Farming in the European Union cannot be discussed without talking about the Common Agricultural Policy, one of the first steps in the EU masterplan, created when the union was first formed at the Treaty of Rome, to ensure that food could be grown for the countries within the bloc. Its basic purpose was to integrate the food production of the member states to create an ‘ever-closer union’.
The aim of the Common Agricultural Policy is to help farmers produce enough food to feed the EU’s member states, ensuring that the quality of life of the EU’s citizens is maintained. While guaranteeing that there is enough food, the policy ensures that the food is of highest quality.
In recent years, there has been a shift in the policy focus. While CAP ensures food is provided to EU citizens, it now focuses more on environmental protection. This could be due to the unsustainability of the farming methods and the massive contributions of the agricultural industry to climate change through the emission of greenhouse gases. The most recent reforms in 2013 have resulted in greener farming practises that will also be more sustainable as well as strengthening farmers position in the agricultural-economic chain. However, the policy does have its challenges. It is predicted that world food production needs to double by the year 2050 to cope with a rapid increase in global population, yet it must also ensure that greenhouse gas emissions are maintained low, whilst also maintaining the environmental quality. These are problems that could bring about a devastating feedback loop.
The CAP, however, coes at a price. The number of subsidies that are provided to farmers to ensure that they can produce the food is sourced from the EU fund, which is collected from the member states governments, which gets their funding from taxpayers. The taxpayers are paying the EU to allow the CAP to survive, the scheme is not just law that is set, it is also a scheme that requires funding. The consumer is not only paying towards the profits made by farmers, they pay towards the funding of the schemes through tax and pay more for the food when the CAP artificially inflates the prices of the food. As well as this, the CAP prevents competition within farming which, although the EU doesn’t treat it like, is also a business sector which must be able to compete without other business to encourage the growth of more efficient and sustainable technology, rather than just legally forcing the farming industry to become more sustainable. It does have some benefits, it protects the environment by stopping the use of dangerous chemicals that harm animal habitats and could affect the safety of food and it leaves certain boundaries uncultivated to ensure that farming in sustainable and not using endless areas of land. But more importantly, the CAP does not allow for the natural path to efficiency, it forces efficiency on farms instead.
In March 2017, over 150 European civil society organisations representing a range of stakeholders in the farming industry called on EU leaders to reform the Common Agricultural Policy.
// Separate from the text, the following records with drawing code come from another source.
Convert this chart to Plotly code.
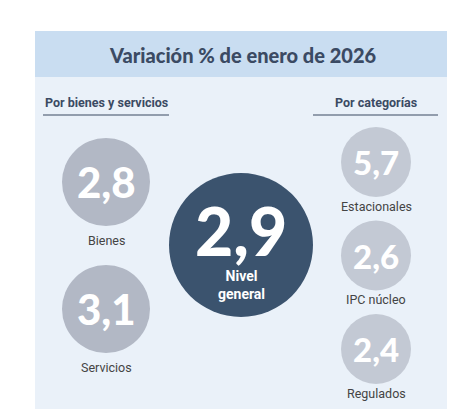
import plotly.graph_objects as go

title = "Variación % de enero de 2026"
general_value = 2.9
general_label = "Nivel<br>general"
group_left = "Por bienes y servicios"
group_right = "Por categorías"
left_labels = ["Bienes", "Servicios"]
left_values = [2.8, 3.1]
right_labels = ["Estacionales", "IPC núcleo", "Regulados"]
right_values = [5.7, 2.6, 2.4]

W, H = 458, 419
OFF = 8  # page body margin
NUM_FONT = "Lato"
LAB_FONT = "Roboto"
DARK = "#3b4a63"


def fmt(v):
    return f"{v:.1f}".replace(".", ",")


fig = go.Figure()
shapes = [
    dict(type="rect", x0=35, x1=447, y0=31, y1=409, fillcolor="#eaf1f9", line_width=0, layer="below"),
    dict(type="rect", x0=35, x1=447, y0=31, y1=77, fillcolor="#c9ddf1", line_width=0, layer="below"),
    dict(type="line", x0=43, x1=169, y0=115, y1=115, line=dict(color=DARK, width=1.2)),
    dict(type="line", x0=313, x1=438, y0=115, y1=115, line=dict(color=DARK, width=1.2)),
]
ann = [
    dict(x=242, y=55, text=title, font=dict(family=NUM_FONT, size=20, color=DARK, weight=900)),
    dict(x=43, y=102, text=f"<b>{group_left}</b>", xanchor="left",
         font=dict(family=LAB_FONT, size=12.5, color=DARK)),
    dict(x=376, y=102, text=f"<b>{group_right}</b>", font=dict(family=LAB_FONT, size=12.5, color=DARK)),
]


def bubble(cx, cy, r, color, value, size):
    shapes.append(dict(type="circle", x0=cx - r, x1=cx + r, y0=cy - r, y1=cy + r,
                       fillcolor=color, line_width=0))
    ann.append(dict(x=cx, y=cy, text=fmt(value),
                    font=dict(family=NUM_FONT, size=size, color="white", weight=900)))


for i, (lab, v) in enumerate(zip(left_labels, left_values)):
    cy = 182 + i * 127
    bubble(106, cy, 44, "#b2b8c5", v, 42)
    ann.append(dict(x=106, y=cy + 58, text=lab, font=dict(family=LAB_FONT, size=12.5, color="#444")))

for i, (lab, v) in enumerate(zip(right_labels, right_values)):
    cy = 162 + i * 93.5
    bubble(376, cy, 35, "#c3c9d4", v, 33)
    ann.append(dict(x=376, y=cy + 44, text=lab, font=dict(family=LAB_FONT, size=12.5, color="#444")))

bubble(241, 245, 72, "#3b536e", general_value, 66)
ann[-1]["y"] = 230
ann.append(dict(x=241, y=285, text=f"<b>{general_label}</b>",
                font=dict(family=LAB_FONT, size=14, color="white")))

for a in ann:
    a.update(xref="x", yref="y", showarrow=False)

fig.update_layout(
    width=W, height=H, margin=dict(l=0, r=0, t=0, b=0),
    paper_bgcolor="white", plot_bgcolor="white",
    xaxis=dict(range=[OFF, W + OFF], visible=False, fixedrange=True),
    yaxis=dict(range=[H + OFF, OFF], visible=False, fixedrange=True),
    shapes=shapes, annotations=ann, showlegend=False,
)
fig.write_html("out.html", config={"displayModeBar": False})
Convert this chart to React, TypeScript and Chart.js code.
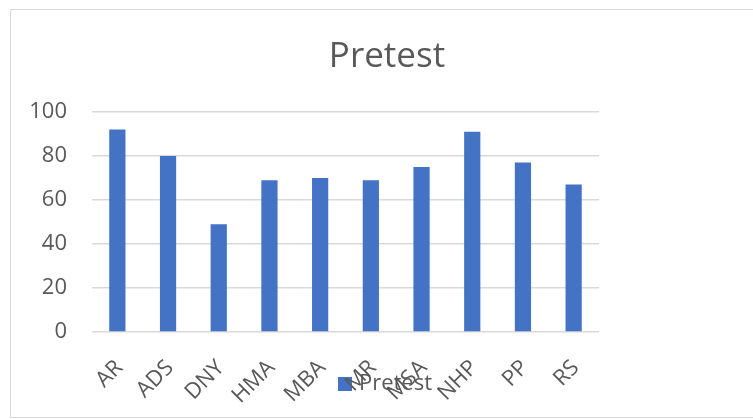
import React, { useEffect, useRef } from "react";
import { Chart, registerables } from "chart.js";

Chart.register(...registerables);

const categories = ["AR", "ADS", "DNY", "HMA", "MBA", "MR", "MSA", "NHP", "PP", "RS"];
const pretestValues = [92, 80, 49, 69, 70, 69, 75, 91, 77, 67];
const yTickValues = [0, 20, 40, 60, 80, 100];
const seriesName = "Pretest";
const chartTitle = "Pretest";

const FONT = "'Open Sans', 'Noto Sans', sans-serif";
const TEXT_COLOR = "#595959";
const BAR_COLOR = "#4472c4";

export default function App() {
  const ref = useRef<HTMLCanvasElement>(null);

  useEffect(() => {
    if (!ref.current) return;

    // small square swatch used as the legend marker
    const swatch = document.createElement("canvas");
    swatch.width = 14;
    swatch.height = 14;
    const sctx = swatch.getContext("2d");
    if (sctx) {
      sctx.fillStyle = BAR_COLOR;
      sctx.fillRect(0, 0, 14, 14);
    }

    const chart = new Chart(ref.current, {
      type: "bar",
      data: {
        labels: categories,
        datasets: [
          {
            label: seriesName,
            data: pretestValues,
            backgroundColor: BAR_COLOR,
            borderWidth: 0,
            barPercentage: 0.32,
            categoryPercentage: 1,
            yAxisID: "y",
            pointStyle: swatch as any,
          },
        ],
      },
      options: {
        animation: false,
        responsive: false,
        layout: { padding: { left: 0, right: 0, top: 0, bottom: 12 } },
        plugins: {
          title: {
            display: true,
            text: chartTitle,
            color: TEXT_COLOR,
            font: { family: FONT, size: 35, weight: "normal" },
            padding: { top: 26, bottom: 34 },
          },
          legend: {
            position: "bottom",
            labels: {
              usePointStyle: true,
              pointStyleWidth: 6,
              boxHeight: 14,
              color: TEXT_COLOR,
              font: { family: FONT, size: 22 },
              padding: 10,
            },
          },
          tooltip: { enabled: false },
        },
        scales: {
          x: {
            grid: { display: false },
            border: { display: false },
            ticks: {
              color: TEXT_COLOR,
              font: { family: FONT, size: 22 },
              minRotation: 45,
              maxRotation: 45,
              padding: 15,
              labelOffset: 2,
            },
            afterFit: (s: any) => {
              s.height = 31;
              // let rotated labels run below the axis box (into the legend band)
              s._computeLabelArea = () => undefined;
            },
          },
          y: {
            min: 0,
            max: 100,
            afterBuildTicks: (s: any) => {
              s.ticks = yTickValues.map((v) => ({ value: v }));
            },
            grid: { color: "#d9d9d9", lineWidth: 1.5, drawTicks: false },
            border: { display: false },
            ticks: {
              padding: 25,
              color: TEXT_COLOR,
              font: { family: FONT, size: 22 },
            },
            afterFit: (s: any) => {
              s.width = 81;
            },
          },
          y2: {
            position: "right",
            display: true,
            grid: { display: false },
            border: { display: false },
            ticks: { display: false },
            afterFit: (s: any) => {
              s.width = 164;
            },
          },
        },
      },
    });
    return () => chart.destroy();
  }, []);

  return (
    <div
      style={{
        position: "absolute",
        left: 10,
        top: 9,
        width: 742,
        height: 407,
        border: "1px solid #d9d9d9",
        overflow: "hidden",
        background: "#fff",
      }}
    >
      <canvas ref={ref} width={752} height={407} style={{ display: "block" }} />
    </div>
  );
}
This emerged after leaders met in Brussels to discuss the future of the policy. The statement that was produced by the stake holders, titled ‘Good Food, Good Farming – Now’ outlined the problems that the current policy has. The groups want a policy that encourages diversity in the farming industry. The calls for policy change has catalysed through rapid decline in the number of farms, 25% of farms have shut down between 2003 and 2013. With this decrease in farms, there has been an increase in amount of waste produced with 20% of the food produced in the EU (88 million tonnes) wasted annually. For a policy that wishes to create sustainable farming for the EU and deliver food security, it has only reduced the number of farms and increased the amount of waste.
The farming sector of the United Kingdom is also a group of stakeholders that are not pleased with the way to policy has evolved. However, to ensure that trade with the EU is still viable after leaving the EU, the regulations that the CAP has set may have to be adopted by the devolved governments of the United Kingdom to ease trade with the EU. Farmers are pushing the UK national government for a single country-wide framework that would not leave the British market fragmented. The British government is creating plans that prevent the fragmentation of the market while also ensuring funding is in place for UK farms.
While the CAP began as a successful policy that ensure the food security for the European Union after the 2nd world war, it has evolved into an unsuccessful scheme that while ensuring sustainability doesn’t encourage competitiveness between the farming businesses. And with the United Kingdom leaving the EU, still wanting ease of trade with the union, there may not be any changes to UK policy. However, that would be a mistake. In order to best benefit UK farmers, it would be best to develop an agricultural policy unique to UK needs. The UK must scrap the Common Agricultural Policy after Brexit.